An off week with me coming down with something that developed over the course of Monday, lots of ague, total loss of energy, took Tylenol, warm bath, went to bed. So bad I skipped ‘getting ready for bed’ routine, didn’t even brush my teeth. This went on for two nights. Last night, I did the basics, but not some arm push-ups, that, for some reason, I do just before going to sleep. And I cleaned the kitty litter yesterday because Ed thinks the magic fairy does it and I don’t want him to lose faith in magic. Used to be I just took illness in stride. Now I think "Is dis da end?"
I did use my marginal energy to do some writing to the newspaper, and I had some good phone conversations with a couple of friends. Nice to have people check up on you when you are not feeling okay.

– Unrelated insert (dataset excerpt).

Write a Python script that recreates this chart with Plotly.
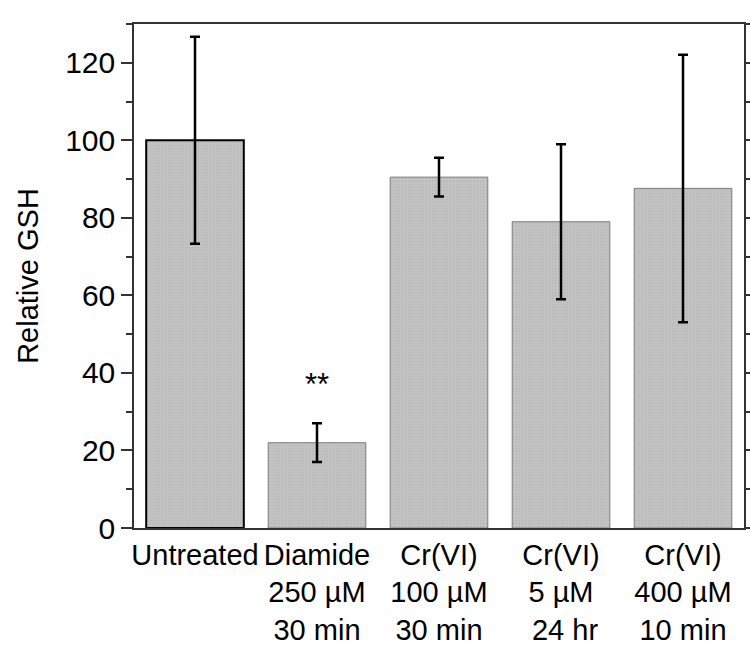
import plotly.graph_objects as go

categories = ["Untreated", "Diamide<br>250 µM<br>30 min", "Cr(VI)<br>100 µM<br>30 min",
              "Cr(VI)<br>5 µM<br> 24 hr", "Cr(VI)<br>400 µM<br>10 min"]
values = [100, 22, 90.5, 79, 87.6]
errors = [26.7, 5, 5, 20, 34.5]
line_colors = ["#000000", "#7a7a7a", "#7a7a7a", "#7a7a7a", "#7a7a7a"]
line_widths = [2, 1, 1, 1, 1]

FONT = "Liberation Sans, Arial"

fig = go.Figure()
fig.add_trace(go.Bar(
    x=categories, y=values, width=0.8,
    marker=dict(color="#bdbdbd", line=dict(color=line_colors, width=line_widths),
                pattern=dict(shape=".", size=3, solidity=0.15, fgcolor="#a8a8a8", bgcolor="#c2c2c2")),
    error_y=dict(type="data", array=errors, visible=True, color="black", thickness=2.5, width=5),
))
fig.add_annotation(x=categories[1], y=37, text="**", showarrow=False,
                   font=dict(size=31, color="black", family=FONT))

fig.update_layout(
    width=750, height=655,
    margin=dict(l=134, r=6, t=24, b=127),
    plot_bgcolor="white", paper_bgcolor="white",
    showlegend=False,
    font=dict(family=FONT, size=30, color="black"),
)
fig.update_xaxes(showline=True, linecolor="#333", linewidth=1.5, mirror=True, tickangle=0,
                 automargin=False,
                 ticks="", tickfont=dict(size=29, family=FONT), range=[-0.5, 4.5])
fig.update_yaxes(range=[0, 130], showline=True, linecolor="#333", linewidth=1.5, mirror="ticks",
                 automargin=False,
                 ticks="outside", ticklen=11, tickwidth=1.5, tickcolor="#333",
                 tickvals=[0, 20, 40, 60, 80, 100, 120],
                 minor=dict(tickvals=[10, 30, 50, 70, 90, 110, 130], ticks="outside", ticklen=6,
                            tickcolor="#333", tickwidth=1.5, showgrid=False),
                 showgrid=False, zeroline=False, tickfont=dict(size=30, family=FONT),
                 title=dict(text="Relative GSH", font=dict(size=29, family=FONT), standoff=18))

fig.write_html("out.html", config={"responsive": False, "displayModeBar": False},
               post_script="document.body.style.margin='0';document.body.style.overflow='hidden';")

Our friend, Sol, called. She is working toward a nursing degree, had a boyfriend for a while but he got so paranoid about her being faithful (his evidence: when she is studying, she doesn’t answer the phone, so … WHERE IS SHE, WHAT IS SHE DOING!!! WHO IS SHE SEEING??) So she broke up with him and he was devastated and wouldn’t give up and was begging her and stuff that speaks of a psychology that can’t stand rejection more than the love one professes to hold. Then she was questioning herself, did she do the right thing and I had to explain to her that him being controlling wasn’t love. So far she has stuck to her decision. And yes, it was nice to have someone to hang out with, but it did seem this personality quirk wasn’t going away and if she moved in with him, it would only escalate.
Then I lost my bed remote that operates the Tempurpedic. Ed has a rolling night stand on his side of the bed, so he never loses his. No room on my side for such a stand, so my remote gets lost in the bedding. Well, I took the bedding apart this morning, checked underneath, since sometimes it falls between the twins, and no remote. Wondered if I had mindlessly walked it into another room and left it, so checked around. Then Ed was breaking down the tissue box for recycling and it was the one I was using during my illness, and there it was in the box, where I had put it so I wouldn’t lose track of it. So, come get me. I’m out of it.
And if anyone is thinking of getting an adjustable bed, you might benefit from our experience. One, if you want the bottom to look good, you might want to pay extra for a manufactured piece that hides things, but then you can’t use under bed for storage. No cloth bed skirts I have looked for fit the frames. We have what is called a split king: two twin frames joined, with separate mechanism for adjusting, the only feasible way to deal with different sleeping patterns. Each bed has a twin fitted sheet, but the ones available at stores aren’t long enough, so you can buy longer ones on line, but these too do not stay in place and ride up when the frames are raised. I was using king sized bedding on top, but Ed is a restless sleeper and tends to roll one way and take more bedding with him each time, and traps it all between his legs, so I switched to twin top sheets and comforters, which I already had in the attic. For some reason, these get terribly messed up so I can get into bed after he is asleep (I stay up a lot later), without waking him to get some bedding on my side (it’s not pretty), but it’s just as tedious to make the bed as before. In addition, the Tempurpedic mattress retains heat, so, for Ed, I bought a top that is supposed to lessen the heat transfer. It doesn’t stay in place and has to be pulled back each time the bed is made. I maybe should have bought one for myself because of the, you know, hot flash thing, but I take with me to bed a lined pouch into which I put a hard ice pack, and I use that between my knees and it works perfectly. The upside is that I am sleeping better but Ed waffles between liking it or not liking it. Well, them’s me thoughts. If anyone out there is using an adjustable bed and has solved anything I am talking about, let me know.
xx, Teal
P.S. Thank you God for locating my remote.